Mon propos ne porte toutefois pas sur les structures. Lorsque la HATVP s'est vue confier la mission de prévention des risques de conflit d'intérêts lors du pantouflage d'anciens membres du Gouvernement ou des membres des AAI notamment, il nous a fallu faire preuve de créativité, et nous avons instauré une procédure de veille de ces publics, de recherches approfondies à partir de données souvent disponibles en source ouverte, afin d'élaborer des recommandations adaptées à cette délicate alchimie entre le respect du choix de chacun de valoriser ses compétences et la nécessité de préserver la neutralité des décisions publiques, en dehors de toute considération personnelle.
Nos recommandations sont pour certaines publiques, souvent assorties de réserves, comme ce fut le cas pour les ministres du Gouvernement précédent, et surtout suivies par nos services, qui vérifient une fois par an, je l'ai dit, le respect de nos recommandations. Cette procédure, développée de manière empirique, dans un souci de respect du principe de la contradiction et de l'efficacité, est je pense aujourd'hui unanimement reconnue pour sa qualité, et ceci ne tient pas à la structure, mais à une volonté et à une méthode.
La principale difficulté me paraît se situer ailleurs. Tout le dispositif de prévention du pantouflage repose aujourd'hui sur une infraction pénale qui n'a pour ainsi dire jamais été appliquée - il doit y avoir moins de dix condamnations en cent ans - parce qu'elle n'est tout simplement pas pertinente. Pour le dire clairement, il me semble que le délit prévu à l'article 432-13 du code pénal est largement inadapté aux situations rencontrées.
Tout d'abord, ce dispositif peut conduire à interdire à un responsable public d'exercer une activité qui ne pose aucune difficulté au plan déontologique au seul motif que celui-ci, parfois plusieurs années auparavant, a signé un acte au bénéfice d'une entreprise, même dans l'hypothèse où il se trouvait en situation de compétences liées et n'avait donc aucune marge d'appréciation sur l'opportunité de cet acte. Selon la jurisprudence établie, le délit s'applique uniquement si un acte juridique pris au bénéfice de l'entreprise dans laquelle l'intéressé va exercer son activité peut être identifié. Un responsable public qui serait intervenu de manière déterminante au bénéfice d'une entreprise et qui l'a ensuite rejoint ne commet pas ainsi ce délit dès lors qu'il ne dispose pas lui-même de prérogatives juridiques à l'égard de cette entreprise et n'a pas directement conseillé la personne qui détient ces prérogatives. Cette jurisprudence rend par exemple le délit quasiment inapplicable aux conseillers ministériels, comme l'a illustré une affaire célèbre il y a quelques mois.
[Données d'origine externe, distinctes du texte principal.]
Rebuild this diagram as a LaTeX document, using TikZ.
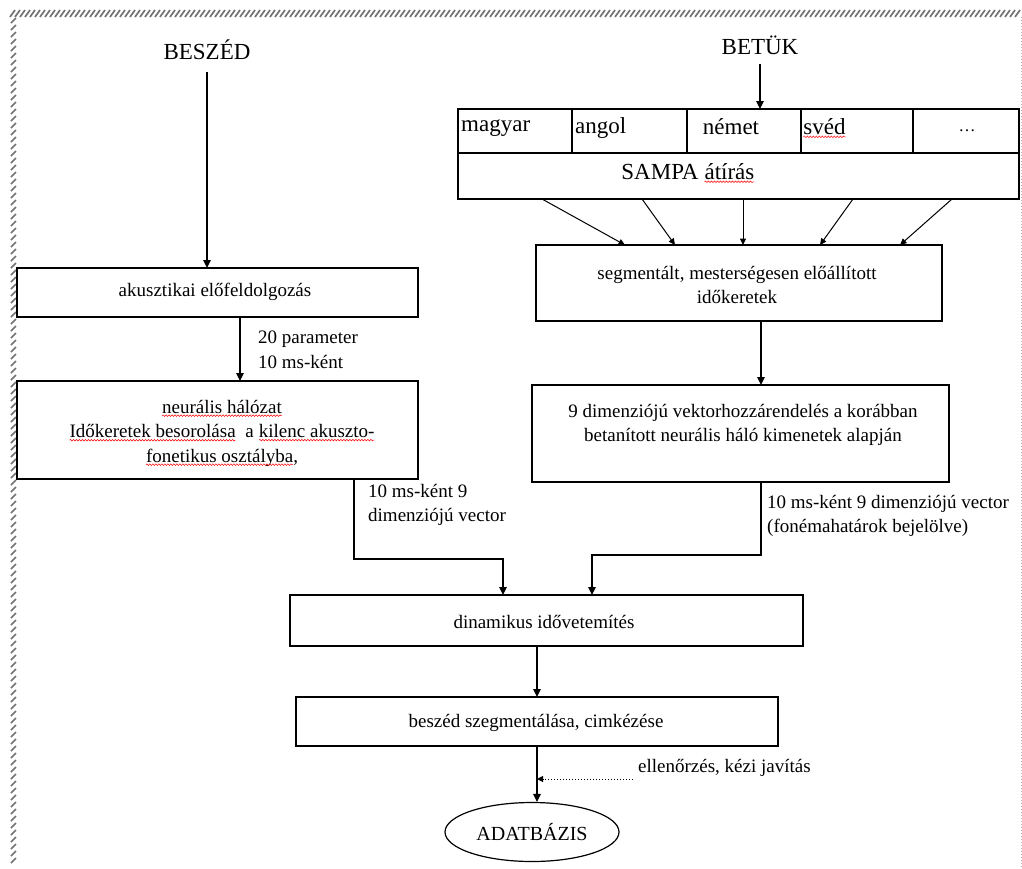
\documentclass[tikz,border=0pt]{standalone}
\usepackage{fontspec}
\setmainfont{Liberation Serif}
\usetikzlibrary{arrows.meta,shapes.geometric,decorations.pathmorphing}

% red spell-check squiggle under a word
\newcommand{\spl}[1]{\tikz[baseline=(w.base)]{\node[inner sep=0pt,outer sep=0pt](w){#1};\draw[red,line width=0.5pt,decorate,decoration={snake,amplitude=0.8pt,segment length=3pt}]([yshift=-2.6pt]w.base west) -- ([yshift=-2.6pt]w.base east);}}

\tikzset{
  panel/.style 2 args={draw, line width=1.4pt, inner sep=0pt, outer sep=0pt,
    minimum width=#1, minimum height=#2},
  txt/.style={inner sep=0pt, align=center, font=\fontsize{19}{24.5}\selectfont},
  ltxt/.style={inner sep=0pt, align=left, anchor=west, font=\fontsize{19}{24.5}\selectfont},
  big/.style={inner sep=0pt, font=\fontsize{23}{27}\selectfont},
  arr/.style={line width=1.3pt, -{Triangle[length=8pt,width=7.5pt]}},
  thinarr/.style={line width=1pt, -{Triangle[length=6.5pt,width=6pt]}},
  dotarr/.style={line width=1pt, dotted, -{Triangle[length=6pt,width=6pt]}},
  hatch/.style={black!55, line width=1.7pt},
}

\begin{document}
\begin{tikzpicture}[x=1pt, y=-1pt]
\useasboundingbox (0,0) rectangle (1022,868);

% hatched page frame: top and left bands, dotted right edge
\foreach \x in {10,15,...,1016} \draw[hatch] (\x,17) -- (\x+5,10);
\foreach \y in {20,27,...,866} \draw[hatch] (11,\y+3) -- (16,\y-2);
\draw[gray!60, line width=1pt, dotted] (1021,17) -- (1021,868);

% ---------- left branch: speech ----------
\node[big] (beszed) at (207,50) {BESZÉD};
\node[panel={401pt}{49pt}] (akusz) at (217.5,292.5) {};
\node[txt] (akusztxt) at (215,292) {akusztikai előfeldolgozás};
\node[panel={401pt}{98pt}] (neur) at (217.5,430) {};
\node[txt] (neurtxt) at (222,433) {\spl{neurális hálózat}\\\spl{Időkeretek besorolása}\ \ a \spl{kilenc akuszto-}\\\spl{fonetikus osztályba},};
\node[ltxt] (param) at (258,350) {20 parameter\\10 ms-ként};
\node[ltxt] (vec1) at (368,505) {10 ms-ként 9\\dimenziójú vector};

% ---------- right branch: letters ----------
\node[big] (betuk) at (760,45) {BETÜK};
\node[panel={114pt}{44pt}] (c1) at (515,131) {};
\node[panel={115pt}{44pt}] (c2) at (629.5,131) {};
\node[panel={114pt}{44pt}] (c3) at (744,131) {};
\node[panel={112pt}{44pt}] (c4) at (857,131) {};
\node[panel={106pt}{44pt}] (c5) at (966,131) {};
\node[panel={561pt}{46pt}] (sampa) at (738.5,176) {};
\node[big, anchor=west] (lhu) at (461,128) {magyar};
\node[big, anchor=west] (len) at (575,128) {angol};
\node[big] (lde) at (731,127) {német};
\node[big, anchor=west] (lsv) at (803,128) {\spl{svéd}};
\node[big] (lmore) at (967,131) {\fontsize{17}{20}\selectfont\dots};
\node[big] (sampatxt) at (688,173) {SAMPA \spl{átírás}};

\node[panel={406pt}{76pt}] (seg) at (739,283) {};
\node[txt] (segtxt) at (737,285) {segmentált, mesterségesen előállított\\időkeretek};
\node[panel={417pt}{97pt}] (dim9) at (740.5,433.5) {};
\node[txt] (dim9txt) at (743,425) {9 dimenziójú vektorhozzárendelés a korábban\\betanított neurális háló kimenetek alapján};
\node[ltxt] (vec2) at (767,516) {10 ms-ként 9 dimenziójú vector\\(fonémahatárok bejelölve)};

% ---------- common part ----------
\node[panel={513pt}{51pt}] (din) at (546.5,620.5) {};
\node[txt] (dintxt) at (544,622) {dinamikus idővetemítés};
\node[panel={482pt}{49pt}] (besz) at (537,721.5) {};
\node[txt] (besztxt) at (536,723) {beszéd szegmentálása, cimkézése};
\node[draw, ellipse, line width=1.2pt, inner sep=0pt, minimum width=174pt, minimum height=59pt,
      font=\fontsize{20}{24}\selectfont] (db) at (532,832) {ADATBÁZIS};
\node[ltxt] (check) at (638,768) {ellenőrzés, kézi javítás};
\coordinate (checkend) at (633,779);

% ---------- connectors ----------
\draw[arr] ([yshift=-12pt]beszed.south) -- (beszed.south |- akusz.north);
\draw[arr] ([xshift=22.5pt]akusz.south) -- ([xshift=22.5pt]neur.north);
\draw[arr] ([yshift=-9pt]betuk.south) -- (betuk.south |- c3.north);

\draw[thinarr] ([xshift=-196.5pt]sampa.south) -- ([xshift=-114pt]seg.north);
\draw[thinarr] ([xshift=-96.5pt]sampa.south) -- ([xshift=-64pt]seg.north);
\draw[thinarr] ([xshift=4.5pt]sampa.south) -- ([xshift=4pt]seg.north);
\draw[thinarr] ([xshift=114.5pt]sampa.south) -- ([xshift=81pt]seg.north);
\draw[thinarr] ([xshift=213.5pt]sampa.south) -- ([xshift=161pt]seg.north);

\draw[arr] ([xshift=22pt]seg.south) -- ([xshift=22pt]seg.south |- dim9.north);

\draw[arr] ([xshift=136.5pt]neur.south) -- ++(0,80) -| ([xshift=-43.5pt]din.north);
\draw[arr] ([xshift=20.5pt]dim9.south) -- ++(0,73) -| ([xshift=45.5pt]din.north);

\draw[arr] ([xshift=-9.5pt]din.south) -- (besz.north);
\draw[arr] (besz.south) -- (besz.south |- db.north);
\draw[dotarr] (checkend) -- (checkend -| besz.south);
\end{tikzpicture}
\end{document}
Il m'apparaît que l'appréciation de la situation d'un agent public qui souhaite exercer une activité privée nécessite une approche concrète afin de déterminer s'il existe une situation de conflit d'intérêts ou un risque de nature déontologique. C'est la raison pour laquelle les départs dans le secteur privé sont soumis au contrôle préalable d'une autorité administrative - commission de déontologie ou HATVP - chargée, sous le contrôle d'un juge, de les refuser dans les cas les plus problématiques et de formuler des réserves dans les autres cas.
Toutefois, le fait de ne pas saisir l'une de ces autorités ou de ne pas respecter l'avis qu'elles émettent ne fait actuellement l'objet, en tant que tel, d'aucune sanction. Dans ces conditions, le délit prévu à l'article 432-13 du code pénal ne paraît pas adapté à la réalité du contrôle opéré sur la situation des responsables publics, qui rejoignent le secteur privé. Il me semble que ce qui devrait être véritablement sanctionné, c'est l'absence de saisine de l'autorité de contrôle, qu'il s'agisse de la HATVP ou de la commission, ou la méconnaissance des réserves prononcées.
Voilà les remarques que je souhaitais apporter. Je vous remercie de votre attention et suis bien entendu à votre disposition pour un échange que j'espère large et fructueux.